Como el fútbol dejó de ser hace tiempo sólo un deporte para convertirse en un fenómeno social y cultural que trasciende más allá de césped y porterías, la eliminación del Arsenal en semifinales de la Europa League ante el Atlético de Madrid no fue la única noticia relacionada con la visita del club británico a la capital de España. En las horas previas al partido, varios aficionados londinenses fueron grabados humillando a mendigos en la concurrida Plaza Mayor madrileña. Desde insultos hasta lanzar monedas al suelo para reírse de la necesidad de quienes tenían delante, indeseables envalentonados bajo la identidad de grupo que les otorga la camiseta de su equipo mancharon la imagen de su país, su club y el deporte. Sin embargo, ha habido voces en la prensa y fuera de ella que los han definido como hooligans, y es aquí donde se comete un grave error de definición.

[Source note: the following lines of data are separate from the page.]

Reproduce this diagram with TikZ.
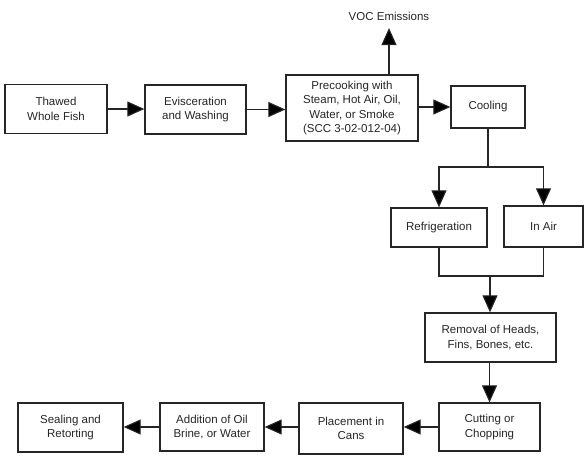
\documentclass[tikz,border=0pt]{standalone}
\usepackage{fontspec}
\setmainfont{Liberation Sans}
\usetikzlibrary{arrows.meta}
\begin{document}
\begin{tikzpicture}[x=1pt,y=-1pt,font=\fontsize{11.5}{14.5}\selectfont,>={Triangle[length=17pt,width=15pt,fill=black]},line width=1.1pt,draw=black!85,text=black!85,stepbox/.style={draw, line width=1.3pt, align=center, inner sep=2pt}]
\useasboundingbox (0,0) rectangle (587,468);
\node[stepbox, minimum width=102pt, minimum height=49pt] (thawed) at (56,109) {Thawed\\Whole Fish};\node[stepbox, minimum width=101pt, minimum height=49pt] (evisc) at (195.5,109.5) {Evisceration\\and Washing};
\node[stepbox, minimum width=132pt, minimum height=66pt] (precook) at (352,108) {Precooking with\\Steam, Hot Air, Oil,\\Water, or Smoke\\(SCC 3-02-012-04)};\node[stepbox, minimum width=74pt, minimum height=42pt] (cooling) at (488,107) {Cooling};
\node (voc) at (389,16) {VOC Emissions};
\node[stepbox, minimum width=96pt, minimum height=39pt] (refrig) at (439,227.5) {Refrigeration};\node[stepbox, minimum width=79pt, minimum height=41pt] (inair) at (543.5,226.5) {In Air};
\node[stepbox, minimum width=131pt, minimum height=49pt] (removal) at (490.5,337.5) {Removal of Heads,\\Fins, Bones, etc.};\node[stepbox, minimum width=101pt, minimum height=48pt] (cutting) at (489.5,427) {Cutting or\\Chopping};
\node[stepbox, minimum width=104pt, minimum height=51pt] (placement) at (351,428.5) {Placement in\\Cans};\node[stepbox, minimum width=104pt, minimum height=48pt] (addition) at (212,427) {Addition of Oil\\Brine, or Water};\node[stepbox, minimum width=105pt, minimum height=49pt] (sealing) at (70.5,427.5) {Sealing and\\Retorting};
\coordinate (split) at (488,167);\coordinate (merge) at (490,276);
\draw[->] (thawed.east) -- (thawed.east -| evisc.west);\draw[->] (evisc) -- (evisc -| precook.west);\draw[->] (precook.north -| voc) -- ([yshift=-4pt]voc.south);\draw[->] (precook.east |- cooling) -- (cooling);
\draw (cooling.south) -- (split);\draw[->] (split) -| (refrig.north);\draw[->] (split) -| (inair.north);
\draw (refrig.south) |- (merge) -| (inair.south);\draw[->] (merge) -- (merge |- removal.north);\draw[->] (removal.south -| cutting) -- (cutting.north);
\draw[->] (cutting.west) -- (cutting.west -| placement.east);\draw[->] (placement.west |- addition) -- (addition.east);\draw[->] (addition.west) -- (sealing.east |- addition);
\end{tikzpicture}
\end{document}
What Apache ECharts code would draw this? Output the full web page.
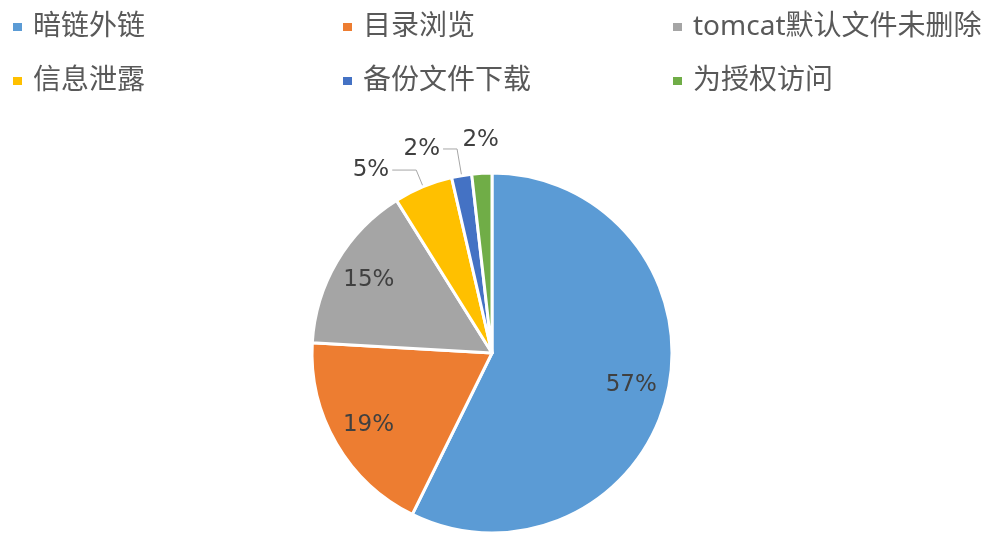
<!DOCTYPE html>
<html><head><meta charset="utf-8">
<script src="https://cdn.jsdelivr.net/npm/echarts@6/dist/echarts.min.js"></script>
<style>html,body{margin:0;padding:0;background:#fff}#c{width:994px;height:533px}</style>
</head><body><div id="c"></div>
<script>
const categories = ['暗链外链','目录浏览','tomcat默认文件未删除','信息泄露','备份文件下载','为授权访问'];
const values = [57.3, 18.6, 15.2, 5.3, 1.8, 1.8];
const colors = ['#5B9BD5','#ED7D31','#A5A5A5','#FFC000','#4472C4','#70AD47'];

const FONT = '"Noto Sans", "Noto Sans CJK SC", sans-serif';
const LFONT = '"DejaVu Sans", sans-serif';
const fmt = p => Math.round(p.percent) + '%';
const lineLen = [0, 0, 0, 18, 27, 33];
const lineLen2 = [0, 0, 0, 24, 14, -22];

const mainData = categories.map((n, i) => {
  const small = values[i] < 10;
  const last = i === categories.length - 1;
  return {
    name: n, value: values[i],
    itemStyle: { color: colors[i] },
    label: { show: small },
    labelLine: { show: small && !last, length: lineLen[i], length2: lineLen2[i] }
  };
});
const innerData = categories.map((n, i) => ({
  name: n, value: values[i],
  label: { show: values[i] >= 10 }
}));

const legendCols = [0, 1, 2].map(c => ({
  orient: 'vertical', left: [6, 336, 666][c], top: 6,
  icon: 'rect', itemWidth: 11, itemHeight: 10, itemGap: 22,
  data: [categories[c], categories[c + 3]],
  textStyle: { fontSize: 28, color: '#595959', fontFamily: FONT, lineHeight: 32, padding: [0, 0, 0, 5] },
  selectedMode: false
}));

const chart = echarts.init(document.getElementById('c'));
chart.setOption({
  animation: false,
  legend: legendCols,
  series: [{
    type: 'pie', center: [492, 353], radius: [0, 180], startAngle: 90, clockwise: true,
    avoidLabelOverlap: false,
    itemStyle: { borderColor: '#fff', borderWidth: 3 },
    label: { position: 'outside', formatter: fmt, fontSize: 23, color: '#404040', fontFamily: LFONT, distanceToLabelLine: 3 },
    labelLine: { lineStyle: { color: '#A6A6A6', width: 1 } },
    emphasis: { disabled: true },
    data: mainData
  }, {
    type: 'pie', center: [492, 353], radius: [100, 180], startAngle: 90, clockwise: true,
    silent: true,
    itemStyle: { color: 'transparent' },
    label: { position: 'inside', formatter: fmt, fontSize: 23, color: '#404040', fontFamily: LFONT },
    labelLine: { show: false },
    emphasis: { disabled: true },
    data: innerData
  }]
});
</script></body></html>
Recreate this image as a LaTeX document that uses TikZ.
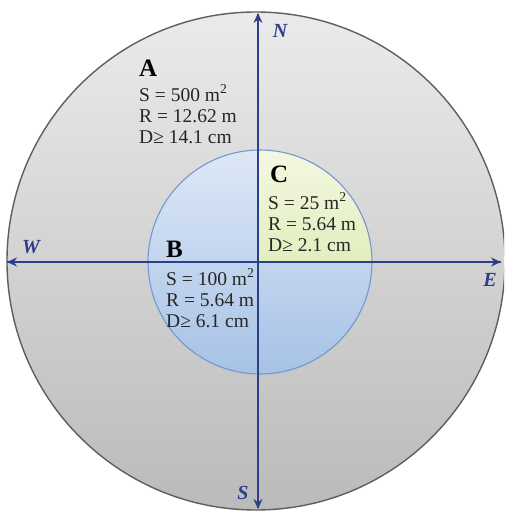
\documentclass[tikz,border=0pt]{standalone}
\usepackage{fontspec}
\setmainfont{Liberation Serif}
\usetikzlibrary{arrows.meta}
\definecolor{axisblue}{HTML}{2E3F8A}
\definecolor{rimgray}{HTML}{5E5E5E}
\definecolor{innerrim}{HTML}{7397CF}
\tikzset{
  axis/.style={draw=axisblue, line width=1.3pt, -{Stealth[length=10pt,width=9pt]}},
  dirlabel/.style={text=axisblue, font=\fontsize{20}{20}\selectfont\bfseries\itshape, inner sep=0pt},
  zonehead/.style={font=\fontsize{25}{25}\selectfont\bfseries, inner sep=0pt, anchor=base west},
  zonetext/.style={font=\fontsize{19.5}{21}\selectfont, inner sep=0pt, anchor=base west, align=left, text=black!85}
}
\begin{document}
\begin{tikzpicture}[x=1pt,y=-1pt]
\useasboundingbox (0,0) rectangle (504,511);
\begin{scope}
\clip (0,0) rectangle (504,511);
% outer circle
\shade[top color=black!8, bottom color=black!27] (256,261) circle[radius=249];
\draw[rimgray, line width=1.4pt] (256,261) circle[radius=249];
% inner circle
\shade[top color={rgb,255:red,222;green,232;blue,246}, bottom color={rgb,255:red,166;green,194;blue,230}] (260,262) circle[radius=112];
% quadrant C
\shade[top color={rgb,255:red,244;green,248;blue,226}, bottom color={rgb,255:red,226;green,238;blue,190}]
  (258,262) -- (258,150) arc[start angle=-91, end angle=0, radius=112] -- cycle;
\draw[innerrim, line width=1.1pt] (260,262) circle[radius=112];
\end{scope}
% axes
\coordinate (nEnd) at (258,13);
\coordinate (sEnd) at (258,509);
\coordinate (wEnd) at (7,262);
\coordinate (eEnd) at (501,262);
\coordinate (sStart) at (258,14);
\coordinate (nStart) at (258,508);
\draw[axis] (nStart) -- (nEnd);
\draw[axis] (sStart) -- (sEnd);
\draw[axis] (eEnd) -- (wEnd);
\draw[axis] (wEnd) -- (eEnd);
% direction labels
\node[dirlabel] (N) at (280,31) {N};
\node[dirlabel] (E) at (490,280) {E};
\node[dirlabel] (W) at (31,247) {W};
\node[dirlabel] (S) at (243,493) {S};
% zone A
\node[zonehead] (A) at (139,77) {A};
\node[zonetext] (Atext) at (139,143) {S = 500 m\textsuperscript{2}\\R = 12.62 m\\D≥ 14.1 cm};
% zone C
\node[zonehead] (C) at (270,182) {C};
\node[zonetext] (Ctext) at (268,251) {S = 25 m\textsuperscript{2}\\R = 5.64 m\\D≥ 2.1 cm};
% zone B
\node[zonehead] (B) at (166,257) {B};
\node[zonetext] (Btext) at (166,327) {S = 100 m\textsuperscript{2}\\R = 5.64 m\\D≥ 6.1 cm};
\end{tikzpicture}
\end{document}
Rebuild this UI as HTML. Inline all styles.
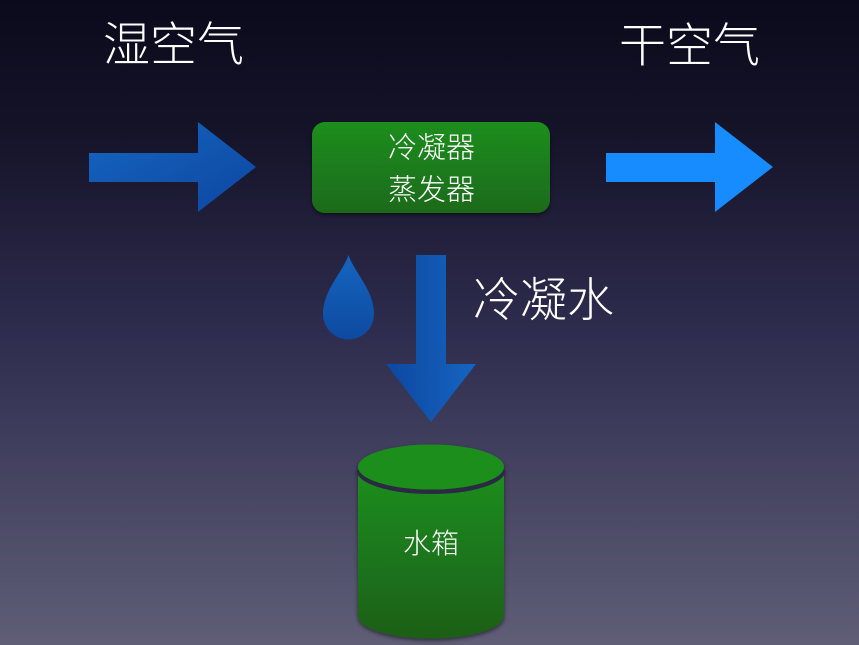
<!DOCTYPE html>
<html>
<head>
<meta charset="utf-8">
<style>
  html, body { margin: 0; padding: 0; }
  body { width: 859px; height: 645px; overflow: hidden; }
  svg { display: block; }
  text { font-family: "Liberation Sans", "Noto Sans CJK SC", sans-serif; fill: #ffffff; font-weight: 300; }
</style>
</head>
<body>
<svg width="859" height="645" viewBox="0 0 859 645" xmlns="http://www.w3.org/2000/svg">
  <defs>
    <linearGradient id="bg" x1="0" y1="0" x2="0" y2="1">
      <stop offset="0" stop-color="#0b0a1c"/>
      <stop offset="0.2" stop-color="#141328"/>
      <stop offset="0.52" stop-color="#2f2d4f"/>
      <stop offset="1" stop-color="#5f5e76"/>
    </linearGradient>
    <linearGradient id="blue1" x1="0" y1="0" x2="1" y2="1">
      <stop offset="0" stop-color="#1565c0"/>
      <stop offset="1" stop-color="#0d47a1"/>
    </linearGradient>
    <linearGradient id="blueDown" x1="0" y1="0" x2="1" y2="0">
      <stop offset="0" stop-color="#0d47a1"/>
      <stop offset="1" stop-color="#1565c0"/>
    </linearGradient>
    <linearGradient id="drop" x1="0" y1="0" x2="0" y2="1">
      <stop offset="0" stop-color="#1565c0"/>
      <stop offset="1" stop-color="#0d4aa0"/>
    </linearGradient>
    <linearGradient id="greenBox" x1="0" y1="0" x2="0" y2="1">
      <stop offset="0" stop-color="#1f8e1f"/>
      <stop offset="1" stop-color="#1c6a19"/>
    </linearGradient>
    <linearGradient id="greenCyl" x1="0" y1="0" x2="0" y2="1">
      <stop offset="0" stop-color="#1f8e1f"/>
      <stop offset="1" stop-color="#1c5f18"/>
    </linearGradient>
    <filter id="sh" x="-10%" y="-10%" width="120%" height="130%">
      <feDropShadow dx="0" dy="2" stdDeviation="2" flood-color="#000" flood-opacity="0.5"/>
    </filter>
  </defs>

  <rect x="0" y="0" width="859" height="645" fill="url(#bg)"/>

  <!-- Titles -->
  <text x="173.5" y="61" font-size="47" text-anchor="middle">湿空气</text>
  <text x="689.5" y="62" font-size="47" text-anchor="middle">干空气</text>

  <!-- Left arrow -->
  <polygon points="89,153 198,153 198,122 256,167 198,212 198,182 89,182" fill="url(#blue1)"/>

  <!-- Right arrow -->
  <polygon points="606,153 715,153 715,122 773,167 715,212 715,182 606,182" fill="#168cff"/>

  <!-- Green box -->
  <rect x="312" y="122" width="238" height="91" rx="13" ry="13" fill="url(#greenBox)" filter="url(#sh)"/>
  <text x="431.5" y="157.5" font-size="29" text-anchor="middle">冷凝器</text>
  <text x="431.5" y="199.5" font-size="29" text-anchor="middle">蒸发器</text>

  <!-- Drop -->
  <path d="M348.5,255 C343,272 323,290 323,314 A25.5,25.5 0 0 0 374,314 C374,290 354,272 348.5,255 Z" fill="url(#drop)"/>

  <!-- Down arrow -->
  <polygon points="416,255 446,255 446,364 476,364 431,422 386,364 416,364" fill="url(#blueDown)"/>

  <!-- 冷凝水 label -->
  <text x="543.5" y="316.5" font-size="47" text-anchor="middle">冷凝水</text>

  <!-- Cylinder -->
  <g filter="url(#sh)">
    <path d="M358,470 A73,22.5 0 0 0 504,470 L504,616 A73,22.5 0 0 1 358,616 Z" fill="url(#greenCyl)"/>
    <path d="M358,470 A73,22.5 0 0 0 504,470" fill="none" stroke="#2c2a44" stroke-width="3"/>
    <ellipse cx="431" cy="467" rx="73" ry="22.5" fill="#1f8e1f"/>
  </g>
  <text x="431" y="553" font-size="28" text-anchor="middle">水箱</text>
</svg>
</body>
</html>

Porque esos personajes de la plaza son unos gilipollas, pero el hooliganismo es algo demasiado serio como para mencionarlo a la ligera.
Que un grupo de seres con las neuronas justas para no cagarse encima se regocijen con su clasismo y racismo merece el desprecio colectivo e incluso acciones por parte del equipo al que apoyan. Pero hablar de hooligans es hablar de criminales que han aterrorizado durante décadas en Inglaterra a aficionados que sólo querían ir al estadio a disfrutar de su club. Bajo la bandera del hooliganismo se ha agredido, robado, amenazado, discriminado, acosado y asesinado. Nadie mejor que la liga inglesa sabe lo grave que es una lacra así: una de las grandes razones de la creación de la Premier League en 1992 fue dejar atrás lustros de violencia en las gradas para modernizar un espectáculo que debía y debe pertenecer a todos.
Paralelamente al Atlético – Arsenal, también se ha conocido la lamentable agresión de varios encapuchados a seguidores del Olympique de Marsella que celebraban en un bar su pase a la final, donde se verán las caras con los colchoneros. Esos salvajes, que irrumpieron en el local para abrir cabezas en nombre del PSG, han recibido el mismo calificativo que los borrachos que se mofaban de indigentes por las calles de Madrid: ultras. Y aunque ambas situaciones son deplorables, es evidente que no hace falta ni explicar la diferencia de gravedad entre sucesos, empezando por que los agresores de París podrían acabar entre rejas.
Hay días tontos y tontos todos los días, pero haríamos bien en distinguir entre quienes aprovechan que su club marcha al extranjero para pasear su trogloditismo cerveza en mano y quienes conciben un estadio como un campo de batalla mortal. Ambos coinciden en que sobran en la sociedad y difieren en su peligrosidad: los primeros ponen en riesgo los valores éticos que deberían regir un evento deportivo y los segundos, la vida de todo el que se acerque a un estadio. Si esa línea de separación se hace difusa, sólo estaremos cediendo terreno a quienes ya demostraron de lo que eran capaces cuando campaban a sus anchas años atrás.
Que un idiota con alcohol en vena tenga pasaporte inglés no lo convierte automáticamente en hooligan, porque precisamente así no estamos protegiendo al fútbol de esa enfermedad: al contrario, banalizamos el hooliganismo. Si esos aficionados del Arsenal hubiesen pertenecido a esa calaña que tanto ha sufrido Inglaterra, hoy estaríamos hablando de heridos y víctimas y habríamos deseado que todo hubiese quedado en su demostración de miseria moral en la Plaza Mayor.